10. (118) Chris Stewart, C: The consummate backup catcher. Giancarlo Stanton hit twice as many home runs in August 2017 as Stewart has over the 1,317 plate appearances of his career. Doesn’t matter. He’s got the rep. That’s 90 percent of the battle in the catcher market.

11. (122) A.J. Ellis, C: Until he decides to manage, Ellis shouldn’t have trouble finding work as a backup catcher.

12. (124) Jose Lobaton, C: A guy who slashed .170/.248/.277 generally wouldn’t have much reason to enter the job market with optimism. Lobaton, on the other hand, is a switch-hitting catcher, and those get an exceedingly wide berth when it comes to tolerance threshold.

13. (142) Rene Rivera, C: Aw, yeah. It’s backup catcher time. And coming off a 10-homer season, Rivera will be only slightly less sought-after than Otani.

14. (149) Carlos Ruiz, C: Choooooooooooooooooooooch! (There’s really not a ton to say about a soon-to-be-39-year-old backup catcher, OK?)
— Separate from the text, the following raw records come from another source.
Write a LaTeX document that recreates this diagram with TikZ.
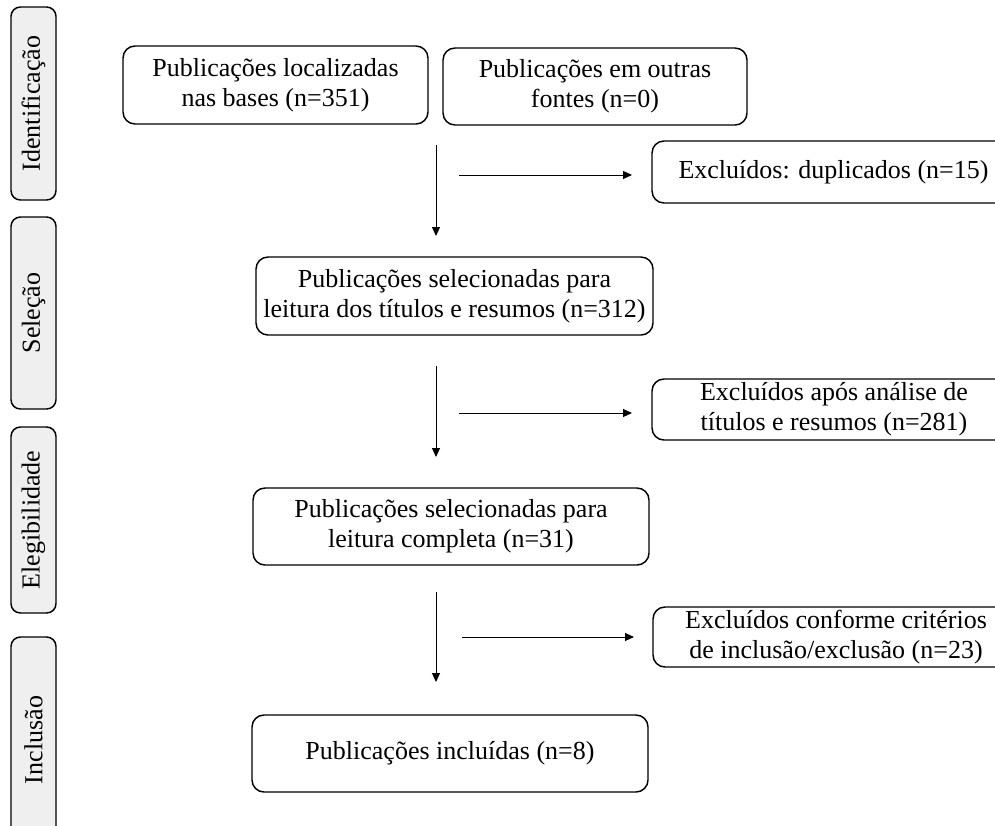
\documentclass[tikz,border=0pt]{standalone}
\usepackage{fontspec}
\setmainfont{Liberation Serif}
\usetikzlibrary{arrows.meta}
\definecolor{sidegray}{HTML}{EFEFEF}
\newcommand\boxfont{\fontsize{19.5pt}{22.5pt}\selectfont}
\begin{document}
\begin{tikzpicture}[x=0.75pt,y=-0.75pt,
  box/.style={draw, line width=1.1pt, rounded corners=9pt, align=center, inner sep=0pt, font=\boxfont},
  side/.style={draw, line width=1.1pt, rounded corners=7pt, fill=sidegray, inner sep=0pt,
    rotate=90, minimum height=33.75pt, font=\boxfont},
  flow/.style={line width=0.75pt, -{Triangle[length=6.75pt,width=6pt]}}]
\useasboundingbox (0,0) rectangle (995,825);
\clip (0,0) rectangle (995,825);
% phase labels
\node[side, minimum width=144.75pt] (sid) at (33.5,103.5) {Identificação};
\node[side, minimum width=144pt]    (sse) at (33.5,313)   {Seleção};
\node[side, minimum width=139.5pt]  (sel) at (33.5,520)   {Elegibilidade};
\node[side, minimum width=154.5pt]  (sin) at (33.5,740)   {Inclusão};
% main boxes
\node[box, minimum width=228.75pt, minimum height=58.5pt] (b1) at (275.5,85) {Publicações localizadas\\nas bases (n=351)};
\node[box, minimum width=228pt, minimum height=57.75pt] (b2) at (595,86.5) {Publicações em outras\\fontes (n=0)};
\node[box, minimum width=297.75pt, minimum height=58.5pt] (b3) at (454.5,296) {Publicações selecionadas para\\leitura dos títulos e resumos (n=312)};
\node[box, minimum width=297pt, minimum height=57.75pt] (b4) at (451,526.5) {Publicações selecionadas para\\leitura completa (n=31)};
\node[box, minimum width=297pt, minimum height=57.75pt] (b5) at (450,753.5) {Publicações incluídas (n=8)};
% excluded boxes
\node[box, minimum width=272.25pt, minimum height=46.5pt] (e1) at (833.5,172) {Excluídos: duplicados (n=15)};
\node[box, minimum width=273pt, minimum height=45.75pt] (e2) at (834,409.5) {Excluídos após análise de\\títulos e resumos (n=281)};
\node[box, minimum width=274.5pt, minimum height=45pt] (e3) at (836,637) {Excluídos conforme critérios\\de inclusão/exclusão (n=23)};
% arrow end points
\coordinate (v1s) at (436,145); \coordinate (v1e) at (436,236);
\coordinate (h1s) at (459,175); \coordinate (h1e) at (632,175);
\coordinate (v2s) at (436,366); \coordinate (v2e) at (436,457);
\coordinate (h2s) at (459,413); \coordinate (h2e) at (632,413);
\coordinate (v3s) at (436,592); \coordinate (v3e) at (436,682);
\coordinate (h3s) at (462,637); \coordinate (h3e) at (634,637);
\draw[flow] (v1s) -- (v1e);
\draw[flow] (h1s) -- (h1e);
\draw[flow] (v2s) -- (v2e);
\draw[flow] (h2s) -- (h2e);
\draw[flow] (v3s) -- (v3e);
\draw[flow] (h3s) -- (h3e);
\end{tikzpicture}
\end{document}
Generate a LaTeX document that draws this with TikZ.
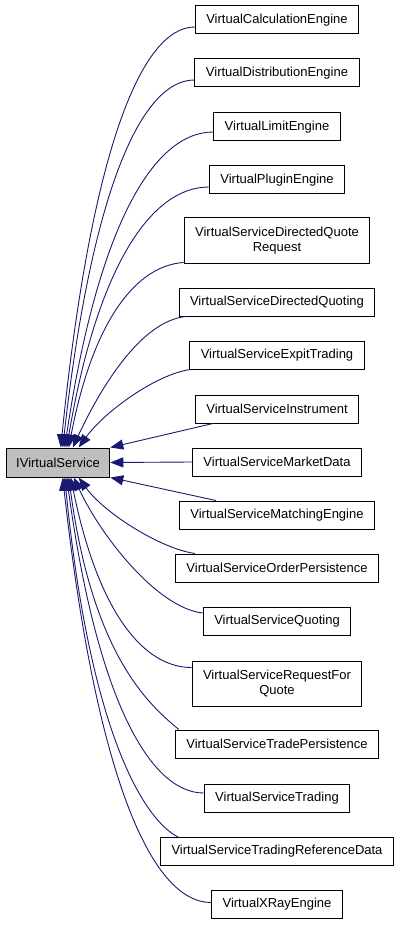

15. (151) Christian Bethancourt, RP/C: The whole catcher-who-also-can-pitch experiment with San Diego blew up when it became apparent Bethancourt couldn’t throw strikes. He was wild at Triple-A, too. At just 26, though, he’s well worth a flyer and will continue to get bites for years because of his unique skill set.

16. (163) Ryan Hanigan, C: Backup catcher. Will be employed in some manner or variety.

17. (182) Derek Norris, C: From All-Star in 2014 to released in 2017 to suspended for the remainder of the season after allegedly abusing his girlfriend.